There were again or also a number of circumstances which were at odds one with the other and which go to her credibility or at least the assessment of her evidence. Her evidence about being there for a period of time, her evidence about her aunt, the accused’s wife, not being there on this occasion, she goes to a committee meeting. That needs to be compared with the wife’s evidence that she was there for the whole time. There are matters such as that.


Putting in the mix also is the statement and the admission of the accused. That was ruled admissible but the thrust of the cross examination from counsel for the accused in relation to that when we got to hearing about it from the police, was that it was couched in terms not really consistent with the words of an accused person such as this. However in cross examination, the accused did not deny that he used those words as set out. His explanation was that he was in a position where he was wanting to get out of that police station as fast as he could and he was wanting to do so to visit his father who, from all accounts, was gravely ill. The police officer who took the statement candidly accepted that information was brought to the police station during the later evening, (I correct that), at sometime during the day about the deteriorating position of the accused’s father. It may well have been then that the accused felt himself compelled to do whatever it took to get out. Effectively, that was his evidence. He was cross examined thoroughly and well by the prosecutor in relation to his knowledge of what the effect of such documentation is and what the effect of putting one’s signature to such admissions were but I am left still with an uneasiness that not withstanding his knowledge of the world and experiencing of these things that he may well have subjectively found himself in a position of having to get out of there whatever.

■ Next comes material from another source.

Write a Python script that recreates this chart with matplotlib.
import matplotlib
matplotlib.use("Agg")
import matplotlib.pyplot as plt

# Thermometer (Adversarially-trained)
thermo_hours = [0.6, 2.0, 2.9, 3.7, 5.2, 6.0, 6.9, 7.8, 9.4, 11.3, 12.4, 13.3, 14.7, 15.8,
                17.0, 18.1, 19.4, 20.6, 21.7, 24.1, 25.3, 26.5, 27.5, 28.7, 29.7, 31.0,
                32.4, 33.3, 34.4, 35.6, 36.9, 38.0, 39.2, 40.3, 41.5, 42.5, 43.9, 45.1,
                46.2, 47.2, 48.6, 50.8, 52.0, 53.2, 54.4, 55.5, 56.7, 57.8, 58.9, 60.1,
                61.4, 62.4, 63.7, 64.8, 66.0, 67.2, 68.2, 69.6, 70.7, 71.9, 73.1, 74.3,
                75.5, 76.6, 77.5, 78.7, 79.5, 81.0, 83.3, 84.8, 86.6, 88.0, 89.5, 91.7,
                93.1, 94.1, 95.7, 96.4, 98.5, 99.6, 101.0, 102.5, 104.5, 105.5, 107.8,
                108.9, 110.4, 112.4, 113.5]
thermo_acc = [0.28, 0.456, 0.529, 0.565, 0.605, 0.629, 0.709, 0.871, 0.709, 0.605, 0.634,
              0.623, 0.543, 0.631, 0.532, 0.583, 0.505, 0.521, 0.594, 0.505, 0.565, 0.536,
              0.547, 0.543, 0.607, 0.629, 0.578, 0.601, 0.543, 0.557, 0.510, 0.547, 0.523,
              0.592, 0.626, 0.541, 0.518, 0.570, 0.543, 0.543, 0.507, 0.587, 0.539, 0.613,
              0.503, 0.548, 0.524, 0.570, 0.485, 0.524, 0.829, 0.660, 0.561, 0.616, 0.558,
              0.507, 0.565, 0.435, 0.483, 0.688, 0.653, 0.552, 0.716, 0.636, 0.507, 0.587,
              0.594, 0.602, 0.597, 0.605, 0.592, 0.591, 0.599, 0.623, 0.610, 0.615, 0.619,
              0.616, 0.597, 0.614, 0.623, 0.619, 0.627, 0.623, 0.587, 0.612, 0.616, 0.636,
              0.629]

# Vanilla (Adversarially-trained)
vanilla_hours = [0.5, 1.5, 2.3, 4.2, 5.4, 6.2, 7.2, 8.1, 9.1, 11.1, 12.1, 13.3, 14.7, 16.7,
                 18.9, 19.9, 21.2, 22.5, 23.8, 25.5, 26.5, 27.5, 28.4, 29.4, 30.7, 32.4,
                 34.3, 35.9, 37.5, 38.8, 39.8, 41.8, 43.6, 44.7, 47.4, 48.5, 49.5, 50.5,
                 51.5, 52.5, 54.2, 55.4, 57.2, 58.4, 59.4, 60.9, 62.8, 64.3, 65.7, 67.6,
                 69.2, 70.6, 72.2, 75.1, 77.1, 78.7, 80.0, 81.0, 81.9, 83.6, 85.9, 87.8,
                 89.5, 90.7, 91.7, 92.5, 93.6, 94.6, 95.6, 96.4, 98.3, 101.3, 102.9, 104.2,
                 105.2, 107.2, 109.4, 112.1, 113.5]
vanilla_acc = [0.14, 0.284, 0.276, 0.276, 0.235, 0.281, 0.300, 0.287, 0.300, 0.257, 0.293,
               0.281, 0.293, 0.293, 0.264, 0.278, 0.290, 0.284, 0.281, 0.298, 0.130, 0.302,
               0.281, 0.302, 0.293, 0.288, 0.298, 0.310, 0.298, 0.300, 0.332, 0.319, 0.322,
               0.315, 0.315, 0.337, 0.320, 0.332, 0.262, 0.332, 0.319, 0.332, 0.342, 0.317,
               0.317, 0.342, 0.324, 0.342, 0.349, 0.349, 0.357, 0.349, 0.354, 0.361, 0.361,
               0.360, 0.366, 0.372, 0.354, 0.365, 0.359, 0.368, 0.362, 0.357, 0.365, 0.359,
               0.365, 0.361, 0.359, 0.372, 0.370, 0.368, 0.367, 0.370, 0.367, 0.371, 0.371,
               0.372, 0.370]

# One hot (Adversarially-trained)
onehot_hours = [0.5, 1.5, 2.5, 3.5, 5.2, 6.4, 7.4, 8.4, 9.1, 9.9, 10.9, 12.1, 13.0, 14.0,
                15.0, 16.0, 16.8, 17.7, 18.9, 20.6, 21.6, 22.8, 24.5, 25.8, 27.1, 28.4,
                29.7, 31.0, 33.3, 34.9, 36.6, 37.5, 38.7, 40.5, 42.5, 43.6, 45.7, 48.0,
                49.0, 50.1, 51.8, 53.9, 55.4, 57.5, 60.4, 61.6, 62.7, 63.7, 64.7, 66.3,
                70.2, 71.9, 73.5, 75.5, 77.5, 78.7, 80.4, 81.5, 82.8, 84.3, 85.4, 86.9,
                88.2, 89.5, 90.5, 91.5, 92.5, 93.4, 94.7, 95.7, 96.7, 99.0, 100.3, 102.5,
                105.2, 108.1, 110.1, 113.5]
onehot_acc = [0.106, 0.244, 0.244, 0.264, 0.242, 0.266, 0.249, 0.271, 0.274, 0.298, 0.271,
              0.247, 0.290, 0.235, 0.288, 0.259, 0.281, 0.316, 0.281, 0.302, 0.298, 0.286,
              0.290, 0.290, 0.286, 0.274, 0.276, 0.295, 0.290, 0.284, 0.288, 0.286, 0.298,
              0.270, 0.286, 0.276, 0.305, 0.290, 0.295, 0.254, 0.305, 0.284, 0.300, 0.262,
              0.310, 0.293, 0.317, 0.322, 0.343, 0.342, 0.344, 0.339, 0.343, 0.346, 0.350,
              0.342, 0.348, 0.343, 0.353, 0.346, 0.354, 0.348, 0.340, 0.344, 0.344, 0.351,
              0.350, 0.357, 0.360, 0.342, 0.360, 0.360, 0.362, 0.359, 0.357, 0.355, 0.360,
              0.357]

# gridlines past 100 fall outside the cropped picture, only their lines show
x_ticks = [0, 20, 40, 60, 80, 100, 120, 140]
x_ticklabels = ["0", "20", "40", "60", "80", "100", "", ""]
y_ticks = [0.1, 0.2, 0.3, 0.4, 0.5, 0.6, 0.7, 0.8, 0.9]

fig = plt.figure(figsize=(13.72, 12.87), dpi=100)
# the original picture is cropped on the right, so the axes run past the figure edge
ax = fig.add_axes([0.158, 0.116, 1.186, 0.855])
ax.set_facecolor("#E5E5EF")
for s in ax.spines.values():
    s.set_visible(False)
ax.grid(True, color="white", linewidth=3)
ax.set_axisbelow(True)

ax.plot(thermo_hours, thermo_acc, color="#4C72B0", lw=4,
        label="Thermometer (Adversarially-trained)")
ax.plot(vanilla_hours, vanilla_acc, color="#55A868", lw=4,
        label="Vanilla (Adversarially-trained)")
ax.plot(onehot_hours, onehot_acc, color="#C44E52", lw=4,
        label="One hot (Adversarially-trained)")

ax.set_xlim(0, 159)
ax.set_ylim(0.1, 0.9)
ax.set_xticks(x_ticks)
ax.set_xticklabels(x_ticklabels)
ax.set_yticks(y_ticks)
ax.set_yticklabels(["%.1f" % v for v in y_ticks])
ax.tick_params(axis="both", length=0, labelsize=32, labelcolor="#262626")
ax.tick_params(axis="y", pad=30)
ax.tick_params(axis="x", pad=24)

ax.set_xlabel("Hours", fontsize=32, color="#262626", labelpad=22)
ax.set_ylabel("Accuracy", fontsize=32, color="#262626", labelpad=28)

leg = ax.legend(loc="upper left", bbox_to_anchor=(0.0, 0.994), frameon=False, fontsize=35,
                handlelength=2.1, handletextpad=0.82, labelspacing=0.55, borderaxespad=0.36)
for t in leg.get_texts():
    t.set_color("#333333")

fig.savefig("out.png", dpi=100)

So what I am left with, I am left with the evidence of the complainant which I think in the circumstances leave me in a position of being unsure that what she said actually did happen. My unsureness, of course, is the same as not being satisfied beyond a reasonable doubt. I have a strong suspicion and if I were to find this case on the balance of probabilities I would find it more likely than not that the accused did what is alleged he has done. That is not the test. The test is whether I am satisfied beyond reasonable doubt and bearing in mind all the matters that I have discussed, I am left with a doubt which in the circumstances is a reasonable one. I am not satisfied that the evidence and the quality of the evidence is such that I should find the accused guilty. I have, therefore, decided that the prosecution has not proved it beyond reasonable doubt and the accused is found not guilty.